What could an actor like that do with a text as layered as Shakespeare? Both London and New York are giving this Othello good reviews. Apparently Ejiofor catches the sweetness of the character, that part of Captain Othello's soul that forgets about soldiering and discovers joy and tenderness: "O my soul's joy!.... Perdition catch my soul, but I do love thee-- And when I love thee not, Chaos is come again." -- which makes it all the more heartbreaking when chaos comes, and he, base Indian, murders a pearl worth more than all his tribe. The New Yorker review noted that Ejiofor was young for the part-- Othello is, after all, an older man finally settling down with the first woman he's known that wasn't the colonel's lady or a camp follower-- but that Ejiofor's dignity carries it off. Imagine what he's going to do with it when he's of an age to fully empathize with Othello's tenderness-- and subsequent horror-- at being granted the grace note of Desdemona in a violent, lonely life.

Maybe next year they can trade parts, with Othello set in a Southern military town, and the insecurities of a po' white Othello risen to military success, but naive about women, who makes the mistake of thinking the whole world honest because he himself is honest. Has anyone ever tried an all-black Othello, with the dynamics of race taken out of the mix? A high-yellow Iago and a dark skinned Othello? I've no idea what Ejiofor would do with Iago, but I'd like to see him try.

Some days I regret not being in the cultural center of things, usually when wading through the slushpile with a manuscript clutched to my breast, trying to forge a connection with publishers and agents. It's both startling and energizing to go to a convention and find myself surrounded by people smarter and more talented than myself, being able to chat with people who have the same concerns and awareness of a larger world than the one between their legs or ears or bellies.

But I don't envy these artists the struggle with brute survival a creative life requires in Chicago, Washington, or New York. A one room apartment costs more than our entire house and modest garden, no parking, no pets, no room for a pet, and certainly not a menagerie. A trip for a gallon of milk is a polar expedition. My buddy Wayne has to endure freezing bus stops, trains, automobiles and shank's mare for a trip to the post office that take me five minutes, fifteen if I decide to walk. Living in a college town helps; between magazine subscriptions, decent coffee beans, an understanding library and newstand, cable and the internets, there's not much intellectual stimulation lacking in Kalamazoo if you've sense enough to seek it out. Our neighboring suburb of Portage, a Republican enclave that never saw a development scheme it didn't want to suck, seems determined to turn itself into Houston North, with asphalt as far as the eye can see, travel times twice that of Kalamazoo, and a corresponding diminishment of lifestyle.
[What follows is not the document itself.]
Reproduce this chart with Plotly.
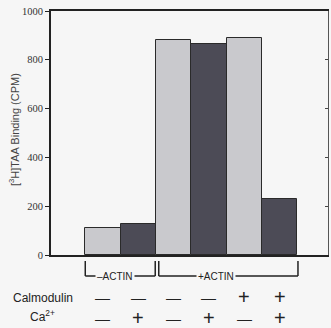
import plotly.graph_objects as go

conditions = ["1", "2", "3", "4", "5", "6"]
binding = [112, 127, 880, 866, 890, 228]
bar_colors = ["#c9c9cd", "#4c4b56", "#c9c9cd", "#4c4b56", "#c9c9cd", "#4c4b56"]
calmodulin = ["—", "—", "—", "—", "+", "+"]
calcium = ["—", "+", "—", "+", "—", "+"]
y_ticks = [0, 200, 400, 600, 800, 1000]

BG = "#f6f6f6"
INK = "#222222"

x_pos = list(range(len(conditions)))

fig = go.Figure()
fig.add_trace(go.Bar(
    x=x_pos, y=binding, width=1.0,
    marker=dict(color=bar_colors, line=dict(color="#2a2a2a", width=1)),
    showlegend=False, hoverinfo="skip",
))
# invisible trace for right axis
fig.add_trace(go.Scatter(x=[x_pos[0]], y=[0], yaxis="y2", mode="markers",
                         marker=dict(opacity=0), showlegend=False, hoverinfo="skip"))

fig.update_layout(
    width=331, height=328,
    margin=dict(l=51, r=3, t=11, b=73),
    paper_bgcolor=BG, plot_bgcolor=BG,
    bargap=0,
    xaxis=dict(range=[-1.47, 6.37], showticklabels=False, ticks="", showgrid=False,
               zeroline=False, showline=True, linecolor=INK, linewidth=2, mirror=True),
    yaxis=dict(range=[0, 1000], tickvals=y_ticks, ticks="outside", ticklen=4,
               tickcolor=INK, tickwidth=1, showgrid=False, zeroline=False,
               showline=True, linecolor=INK, linewidth=2,
               tickfont=dict(family="Liberation Serif", size=10.5, color="#333")),
    yaxis2=dict(range=[0, 1000], tickvals=y_ticks, overlaying="y", side="right",
                ticks="inside", ticklen=3, tickcolor="#444", showticklabels=False,
                showgrid=False, zeroline=False, showline=True, linecolor="#555",
                linewidth=1),
)

def py(px):
    # convert pixel y (from top of image) to paper coordinate
    return 1 - (px - 11) / 244.0

annotations = []
# y axis title
annotations.append(dict(text="[<sup>3</sup>H]TAA Binding (CPM)", textangle=-90,
                        xref="paper", yref="paper", x=(14 - 51) / 277.0, y=py(130),
                        xanchor="center", yanchor="middle",
                        showarrow=False, font=dict(family="Liberation Sans", size=11, color="#444")))

# brackets
shapes = []
top, bot = py(261), py(276)
for (x0, x1, label, xc) in [(-0.5, 1.48, "–ACTIN", 0.35), (1.58, 5.52, "+ACTIN", 3.2)]:
    shapes.append(dict(type="line", xref="x", yref="paper", x0=x0, x1=x0, y0=top, y1=bot,
                       line=dict(color=INK, width=1.5)))
    shapes.append(dict(type="line", xref="x", yref="paper", x0=x1, x1=x1, y0=top, y1=bot,
                       line=dict(color=INK, width=1.5)))
    shapes.append(dict(type="line", xref="x", yref="paper", x0=x0, x1=x1, y0=bot, y1=bot,
                       line=dict(color=INK, width=1.5)))
    annotations.append(dict(text=label, xref="x", yref="paper", x=xc, y=bot,
                            xanchor="center", yanchor="middle",
                            showarrow=False, bgcolor=BG, borderpad=1,
                            font=dict(family="Liberation Sans", size=10, color="#222")))

# row labels
annotations.append(dict(text="Calmodulin", xref="paper", yref="paper", x=(43 - 51) / 277.0,
                        y=py(298), xanchor="center", yanchor="middle", showarrow=False,
                        font=dict(family="Liberation Sans", size=12, color="#222")))
annotations.append(dict(text="Ca<sup>2+</sup>", xref="paper", yref="paper", x=(42 - 51) / 277.0,
                        y=py(316), xanchor="center", yanchor="middle", showarrow=False,
                        font=dict(family="Liberation Sans", size=12, color="#222")))

for i, (c, ca) in enumerate(zip(calmodulin, calcium)):
    for sym, ypx in [(c, 297), (ca, 318)]:
        annotations.append(dict(text=sym, xref="x", yref="paper", x=x_pos[i], y=py(ypx),
                                xanchor="center", yanchor="middle", showarrow=False,
                                font=dict(family="Liberation Sans",
                                          size=15 if sym == "—" else 20, color="#222")))

fig.update_layout(annotations=annotations, shapes=shapes)
fig.write_html("out.html")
And I wonder if being in the center of things brings a distortion to thought that we escape in the flyover provinces; you only have to turn on five minutes of what passes for network commentary to see that for all their vaunted connections, money and power, their blind spots are greater than ours, with more catastrophic results. The janitor knows more about the boss than the boss knows about the janitor.